11.[3] (1) In this rule:
“Central Authority” means the Central Authority of a Contracting State designated in accordance with Article 5 of the 1987 Convention;
the “1987 Convention” means the Convention Abolishing the Legalisation of Documents in the Member States of the European Communities done at Brussels on the 25th May, 1987;
a “Contracting State” means a State which is a party to the 1987 Convention other than the State and includes a State which has made a declaration pursuant to Article 6(3) of the 1987 Convention;
“document” means and includes any document or documents which are public documents within the meaning of Article 1 of the 1987 Convention, but does not include a “public document” within the meaning of rule 10, to which the 2016 Regulation applies.
(2) A document which purports to be a public document within the meaning of Article 1 of the 1987 Convention is, without proof of:
(i) any formal procedure for certifying the authenticity of a signature,
(ii) the capacity in which the person signing the document has acted,
(iii) or where appropriate, the identity of the seal or stamp which it bears,
admissible in evidence as such if otherwise admissible.
(3) In any case in which the Court has serious doubts, with good reason, in relation to any document which is produced as to the authenticity of the signature, the capacity in which the person signing the document has acted, or the identity or seal of the stamp which it bears, it may direct that such information as it thinks relevant be requested in accordance with Article 4 of the 1987 Convention from the Central Authority of the State from which the act or document emanated.
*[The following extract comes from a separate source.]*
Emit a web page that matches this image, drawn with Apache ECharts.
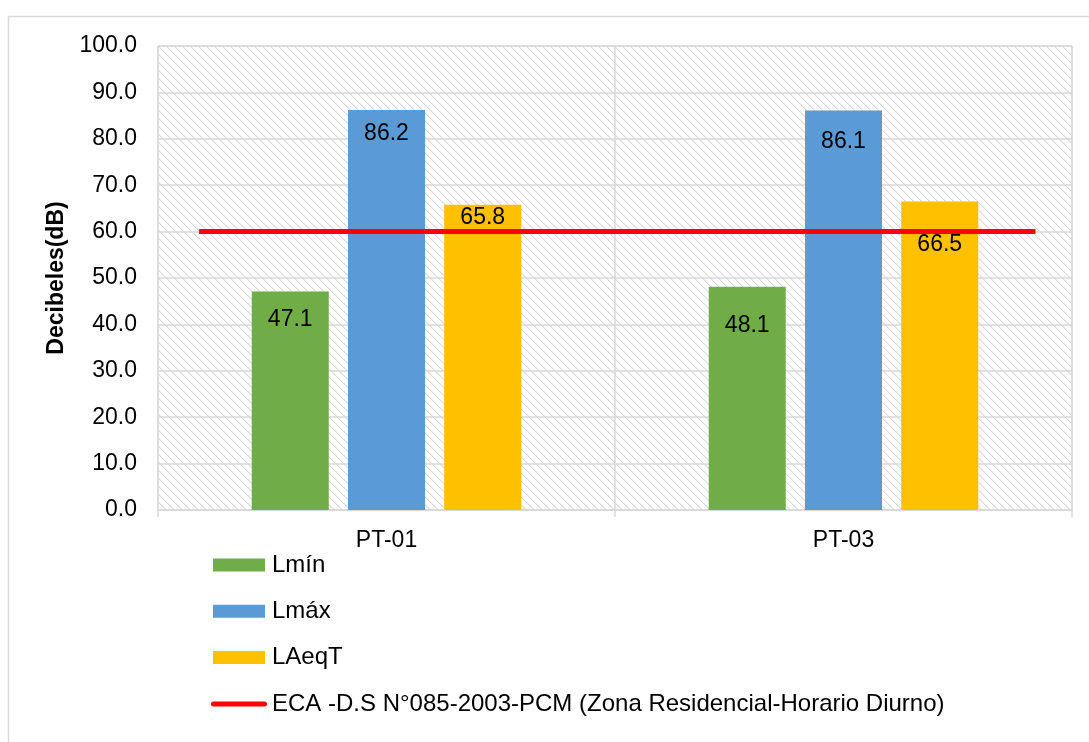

In any such case the Court shall in its directions set out the grounds upon which the directions are based.
(4) This rule applies to any document to which the 1987 Convention (but not the 2016 Regulation) applies and rules 10, 12 and 13 do not apply in such a case.
Proof of Foreign Diplomatic and Consular Documents (London Convention 1968)
12.[4] (1) In this rule:
the “1968 Convention” means the European Convention on the Abolition of Legalisation of Documents Executed by Diplomatic Agents or Consular Officers done at London on the 7th June, 1968;
a “Contracting State” means a State, other than Ireland, which is a party to the 1968 Convention;
“document” means and includes any document or documents to which Article 2 of the 1968 Convention applies.
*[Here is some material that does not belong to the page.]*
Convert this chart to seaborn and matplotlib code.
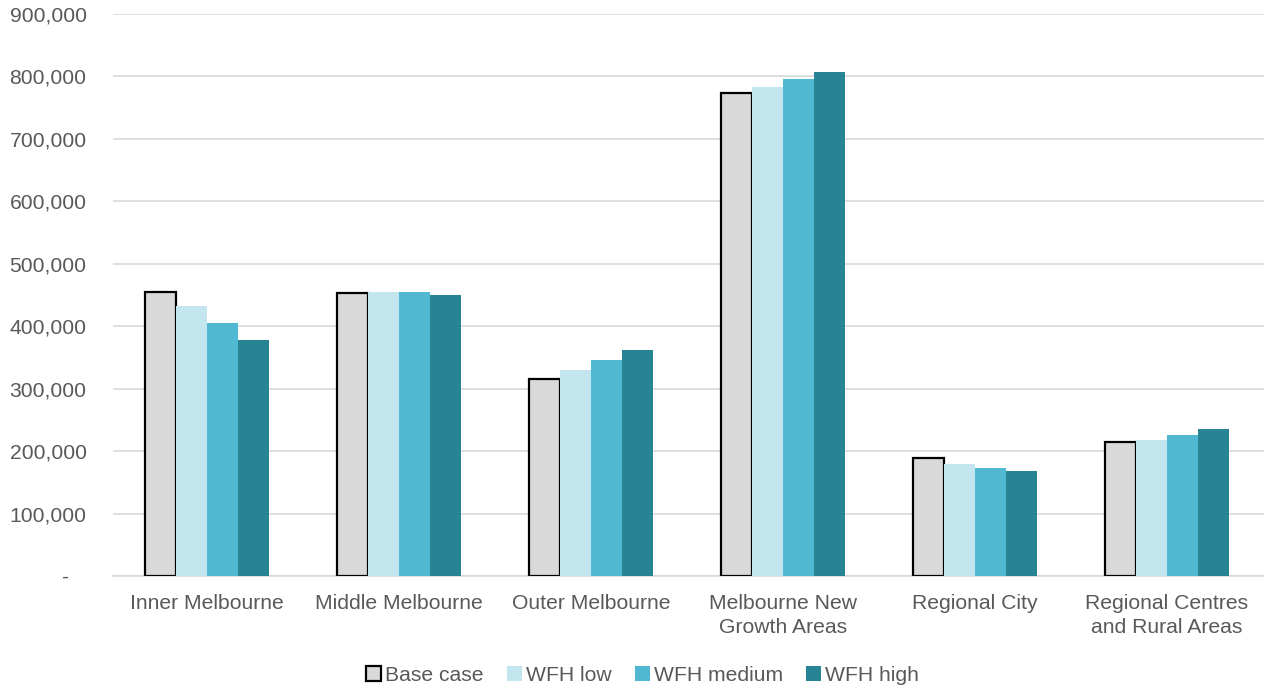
import matplotlib
matplotlib.use("Agg")
import matplotlib.pyplot as plt
from matplotlib.patches import Patch
from matplotlib.ticker import FuncFormatter
import seaborn as sns
import pandas as pd

regions = ["Inner Melbourne", "Middle Melbourne", "Outer Melbourne",
           "Melbourne New\nGrowth Areas", "Regional City",
           "Regional Centres\nand Rural Areas"]
scenarios = ["Base case", "WFH low", "WFH medium", "WFH high"]

base_case = [455000, 453500, 316000, 773000, 188600, 214200]
wfh_low = [432000, 455000, 329600, 782600, 180100, 217500]
wfh_medium = [405600, 454000, 345600, 795800, 173700, 225500]
wfh_high = [378000, 449800, 361600, 807000, 168200, 234600]

colors = ["#D9D9D9", "#C3E6EE", "#50B8D0", "#288494"]

rows = []
for name, vals in zip(scenarios, [base_case, wfh_low, wfh_medium, wfh_high]):
    for reg, v in zip(regions, vals):
        rows.append({"region": reg, "scenario": name, "value": v})
df = pd.DataFrame(rows)

sns.set_theme(style="white")
plt.rcParams["font.family"] = ["Liberation Sans", "DejaVu Sans"]

fig = plt.figure(figsize=(12.64, 6.88), dpi=100)
ax = fig.add_axes([0.0894, 0.1628, 0.9106, 0.8169])

sns.barplot(data=df, x="region", y="value", hue="scenario",
            order=regions, hue_order=scenarios, palette=colors,
            width=0.645, gap=0, saturation=1, errorbar=None,
            legend=False, ax=ax, zorder=3)

# outline the base-case bars
base_container = ax.containers[0]
for bar in base_container:
    bar.set_edgecolor("black")
    bar.set_linewidth(1.6)
for cont in ax.containers[1:]:
    for bar in cont:
        bar.set_linewidth(0)

ax.set_ylim(0, 900000)
ax.set_xlim(-0.49, 5.505)
ax.set_yticks(range(0, 900001, 100000))
ax.yaxis.set_major_formatter(
    FuncFormatter(lambda v, p: "-   " if v == 0 else f"{int(v):,}"))
ax.grid(axis="y", color="#D9D9D9", linewidth=1.2, zorder=0)
ax.set_axisbelow(True)
for side in ["left", "right", "top"]:
    ax.spines[side].set_visible(False)
ax.spines["bottom"].set_color("#D9D9D9")
ax.spines["bottom"].set_linewidth(1.2)
ax.set_xlabel("")
ax.set_ylabel("")
ax.tick_params(axis="both", length=0, labelsize=15.2, colors="#595959")
ax.tick_params(axis="x", pad=13)
ax.tick_params(axis="y", pad=19)
for lbl in ax.get_xticklabels():
    lbl.set_linespacing(1.3)

handles = [Patch(facecolor=colors[0], edgecolor="black", linewidth=1.6)] + \
          [Patch(facecolor=c, edgecolor="none") for c in colors[1:]]
leg = fig.legend(handles, scenarios, loc="center", bbox_to_anchor=(0.5085, 0.018),
                 ncol=4, frameon=False, fontsize=15.2, handlelength=0.7,
                 handleheight=0.7, handletextpad=0.2, columnspacing=1.1,
                 borderaxespad=0)
for t in leg.get_texts():
    t.set_color("#595959")

fig.savefig("out.png", dpi=100)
(2) A document which purports to have been executed by the diplomatic agents or consular officers of a Contracting State is, without proof of:
(i) any formality used to certify the authenticity of the signature on such a document, or
(ii) the capacity in which the person signing such a document has acted, or
(iii) where appropriate, the identity of the seal or stamp which such document bears, admissible in evidence without such proof if otherwise admissible in evidence.
(3) The Court may, where necessary, give such directions as to the verification of the authenticity of any document as it thinks fit.
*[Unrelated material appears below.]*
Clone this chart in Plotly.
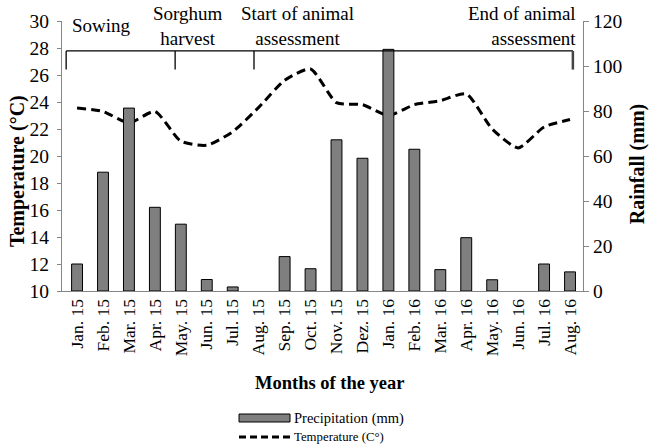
import plotly.graph_objects as go

months = ["Jan. 15", "Feb. 15", "Mar. 15", "Apr. 15", "May. 15", "Jun. 15", "Jul. 15",
          "Aug. 15", "Sep. 15", "Oct. 15", "Nov. 15", "Dez. 15", "Jan. 16", "Feb. 16",
          "Mar. 16", "Apr. 16", "May. 16", "Jun. 16", "Jul. 16", "Aug. 16"]
rainfall_mm = [12, 52.8, 81.3, 37.2, 29.7, 5.1, 1.8, 0, 15.3, 9.9, 67.2, 59, 107.4, 63,
               9.5, 23.7, 5, 0, 12, 8.5]
temperature_c = [23.55, 23.3, 22.45, 23.3, 21.1, 20.8, 21.8, 23.6, 25.6, 26.45, 23.95, 23.8,
                 23.0, 23.8, 24.1, 24.6, 22.0, 20.6, 22.15, 22.7]

FONT = "Liberation Serif"
AX = "#868686"

fig = go.Figure()
fig.add_trace(go.Bar(x=months, y=rainfall_mm, yaxis="y2", width=0.42,
                     marker=dict(color="#7f7f7f",
                                 line=dict(color="black", width=[1 if v > 0 else 0 for v in rainfall_mm])),
                     name="Precipitation (mm)", showlegend=False))
fig.add_trace(go.Scatter(x=months, y=temperature_c, mode="lines",
                         line=dict(color="black", width=3, dash="9px,5px", shape="spline", smoothing=0.6),
                         name="Temperature (C°)", showlegend=False))

# bracket of periods (temperature axis units)
yb, yt = 27.78, 26.4
fig.add_shape(type="line", xref="x", yref="y", x0=-0.42, x1=19.11, y0=yb, y1=yb,
              line=dict(color="black", width=1.3))
for xx, w in [(-0.42, 1.3), (3.78, 1.3), (6.82, 1.3), (19.11, 2.5)]:
    fig.add_shape(type="line", xref="x", yref="y", x0=xx, x1=xx, y0=yb, y1=yt,
                  line=dict(color="black" if w < 2 else "#444", width=w))

ann_font = dict(family=FONT, size=19, color="black")
fig.add_annotation(x=-0.27, y=29.7, xref="x", yref="y", text="Sowing", showarrow=False,
                   xanchor="left", yanchor="middle", font=ann_font)
fig.add_annotation(x=4.28, y=29.6, xref="x", yref="y", text="Sorghum<br>harvest", showarrow=False,
                   xanchor="center", yanchor="middle", font=ann_font)
fig.add_annotation(x=8.48, y=29.6, xref="x", yref="y", text="Start of animal<br>assessment",
                   showarrow=False, xanchor="center", yanchor="middle", font=ann_font)
fig.add_annotation(x=19.3, y=29.6, xref="x", yref="y", text="End of animal<br>assessment",
                   showarrow=False, xanchor="right", yanchor="middle", align="right", font=ann_font)

# axis titles
fig.add_annotation(x=-0.0864, y=0.444, xref="paper", yref="paper", text="<b>Temperature (°C)</b>",
                   textangle=-90, showarrow=False, xanchor="center", yanchor="middle",
                   font=dict(family=FONT, size=20, color="black"))
fig.add_annotation(x=1.104, y=0.47, xref="paper", yref="paper", text="<b>Rainfall (mm)</b>",
                   textangle=-90, showarrow=False, xanchor="center", yanchor="middle",
                   font=dict(family=FONT, size=20, color="black"))
fig.add_annotation(x=0.514, y=-0.341, xref="paper", yref="paper", text="<b>Months of the year</b>",
                   showarrow=False, xanchor="center", yanchor="middle",
                   font=dict(family=FONT, size=18.5, color="black"))

# custom legend
fig.add_shape(type="rect", xref="paper", yref="paper", x0=(239 - 62) / 521, x1=(290 - 62) / 521,
              y0=(291 - 414) / 270, y1=(291 - 422) / 270,
              fillcolor="#7f7f7f", line=dict(color="black", width=1))
fig.add_shape(type="line", xref="paper", yref="paper", x0=(239 - 62) / 521, x1=(290 - 62) / 521,
              y0=(291 - 437) / 270, y1=(291 - 437) / 270,
              line=dict(color="black", width=3, dash="7px,4px"))
fig.add_annotation(x=(292 - 62) / 521, y=(291 - 418) / 270, xref="paper", yref="paper",
                   text="Precipitation (mm)", showarrow=False, xanchor="left", yanchor="middle",
                   font=dict(family=FONT, size=14.5, color="black"))
fig.add_annotation(x=(292 - 62) / 521, y=(291 - 437) / 270, xref="paper", yref="paper",
                   text="Temperature (C°)", showarrow=False, xanchor="left", yanchor="middle",
                   font=dict(family=FONT, size=12.8, color="black"))

fig.update_layout(
    width=650, height=447,
    margin=dict(l=62, r=67, t=21, b=156),
    paper_bgcolor="white", plot_bgcolor="white",
    font=dict(family=FONT, color="black"),
    bargap=0.5,
    xaxis=dict(type="category", categoryorder="array", categoryarray=months,
               range=[-0.58, 19.5], showline=True, linecolor=AX, linewidth=1,
               ticks="", tickangle=-90, tickfont=dict(family=FONT, size=17.5),
               showgrid=False, zeroline=False),
    yaxis=dict(range=[10, 30], dtick=2, showline=True, linecolor=AX, linewidth=1,
               ticks="outside", ticklen=4, tickcolor=AX, showgrid=False, zeroline=False,
               ticklabelstandoff=4, tickfont=dict(family=FONT, size=19.5)),
    yaxis2=dict(range=[0, 120], dtick=20, overlaying="y", side="right", showline=True,
                linecolor=AX, linewidth=1, ticks="outside", ticklen=5, tickcolor=AX,
                showgrid=False, zeroline=False, tickfont=dict(family=FONT, size=19.5)),
)

fig.write_html("out.html", config={"displayModeBar": False},
               post_script="document.body.style.margin='0';document.body.style.overflow='hidden';")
(4) This rule shall not apply to any document to which rule 10 or rule 11 applies.
Proof of Foreign Public Documents (Hague Convention 1961)
13.[5] (1) In this rule:
an “apostille” means an apostille issued in pursuance of the 1961 Convention and conforming to the model set out in the annex to the 1961 Convention;
the “1961 Convention” means the Convention Abolishing the Requirement of Legalisation for Foreign Public Documents done at The Hague on the 5th October, 1961;
a “Contracting State” means a State, other than Ireland, which is a party to the 1961 Convention other.
(2) A document which purports to be an apostille duly issued and executed in a Contracting State in accordance with the 1961 Convention is, without further proof, deemed to be such and is admissible as evidence of the facts stated therein unless the contrary is shown.
(3) This rule does not apply to any document to which rule 10, rule 11, or rule 12 applies.
Proof of Foreign Public Documents (other cases)
14.[6] A foreign public document to which the provisions of rules 10, 11, 12 and 13 do not apply may be admitted into evidence on the Court being satisfied as to its authenticity.
Foreign language documents
15.[7] (1) Where:
(a) a document (the “foreign language document”) is not in one of the official languages of the State and
(b) the content of the foreign language document is intended to be relied upon in proceedings in the Court and
(c) the foreign language document is exhibited to an affidavit lodged with the Clerk for the purposes of the proceedings,
then unless the Court otherwise permits or directs:
(i) a translation in writing into one of the official languages of the State of the foreign language document must be produced by a translator who is suitably qualified for the purpose, and
(ii) the translator must exhibit the foreign language document and the original translation to an affidavit which verifies his qualifications as a translator and confirms that the translation is accurate, and that affidavit must be lodged with the Clerk at the same time as the foreign language document, or
(ii) the translator must produce the foreign language document and the original translation at the hearing and must verify on oath his qualifications as a translator and that the translation is accurate.
(2) Sub-rule (1) does not apply to a public document referred to in Article 6(1)(b) of Regulation (EU) 2016/1191 of the European Parliament and of the Council of 6 July 2016 on promoting the free movement of citizens by simplifying the requirements for presenting certain public documents in the European Union and amending Regulation (EU) No 1024/2012 which is accompanied, in accordance with the conditions set out in that Regulation, by a multilingual standard form, provided that the Court considers that the information included in the multilingual standard form is sufficient.
[1] Order 46 rule 9 inserted by S.I. 421 of 2019, effective 2 September 2019.
[2] Order 46 rule 10 inserted by S.I. 421 of 2019, effective 2 September 2019.
[3] Order 46 rule 11 inserted by S.I. 421 of 2019, effective 2 September 2019.
[4] Order 46 rule 12 inserted by S.I. 421 of 2019, effective 2 September 2019.
[5] Order 46 rule 13 inserted by S.I. 421 of 2019, effective 2 September 2019.
[6] Order 46 rule 14 inserted by S.I. 421 of 2019, effective 2 September 2019.
[7] Order 46 rule 15 inserted by S.I. 421 of 2019, effective 2 September 2019.